Wylie has earned some praise from new offensive coordinator Eric Bieniemy, who called him "a dirty, tough kid." He showed that mean streak when he got into a fight this week in practice.
Wylie has been a pleasant surprise. So has Cameron Erving, a former first-round pick of the Browns who arrived in a trade last season. He spent the year as a backup, filling in wherever he was needed, but he beat out Parker Ehinger early in camp before locking to the left guard job.
The left tackles should be the strength of the offensive line. Eric Fisher on the left side is a former No. 1 overall pick who was good enough to earn a second contract, and Mitchell Schwartz was a big free-agent acquisition last year that held down the right side.
Throw in Morse, another draft pick of the Chiefs, and there should be no excuses for poor play. These guys either were drafted or signed big contracts to protect Mahomes in the pocket.
"We've been a young offensive line in the past. Right now, we're one of the older and more experienced groups on this team," Heck said. "We expect a lot out of those guys. We expect a lot out of ourselves in that area.
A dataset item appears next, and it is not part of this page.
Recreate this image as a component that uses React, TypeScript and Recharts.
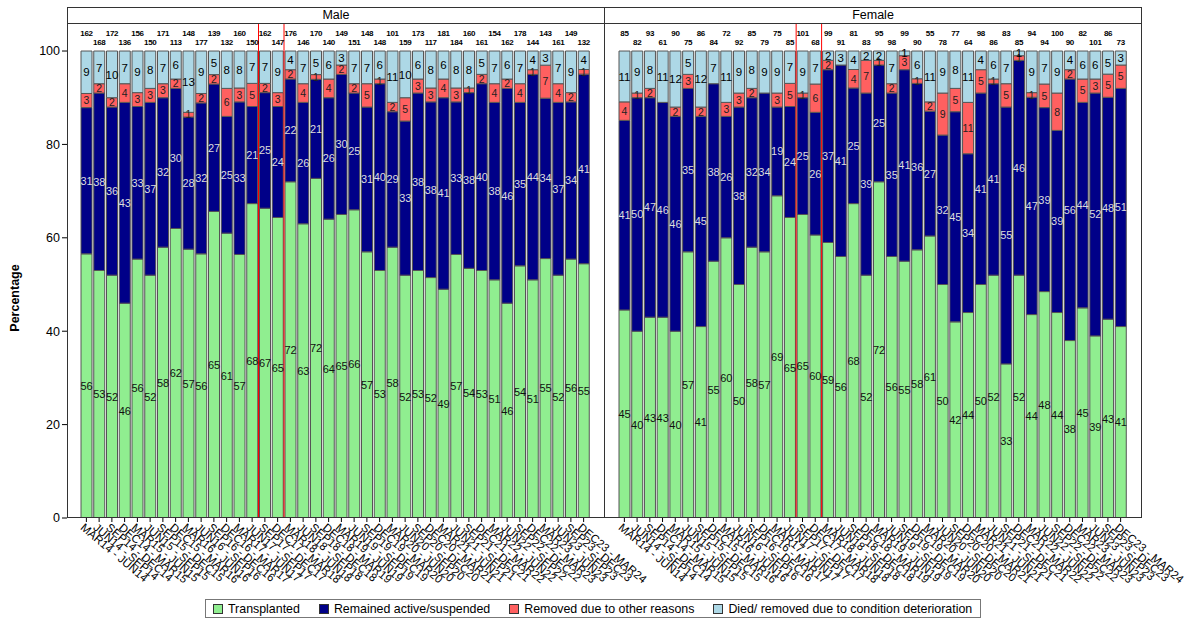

We know that we've got to amp up the intensity, put the pressure on ourselves, raise that bar a little bit and keep working hard."
Notes: SS Eric Berry (heel), RB Damien Williams (shoulder), OL Jimmy Murray (knee) and DE Allen Bailey didn't participate in practice. Chiefs coach Andy Reid said he's being "cautious" with Berry, who is coming off a torn Achilles tendon. "Trying to be smart," Reid said. "Eric's been playing a long time." ... Missouri Gov. Mike Parson attended camp along with members of the military.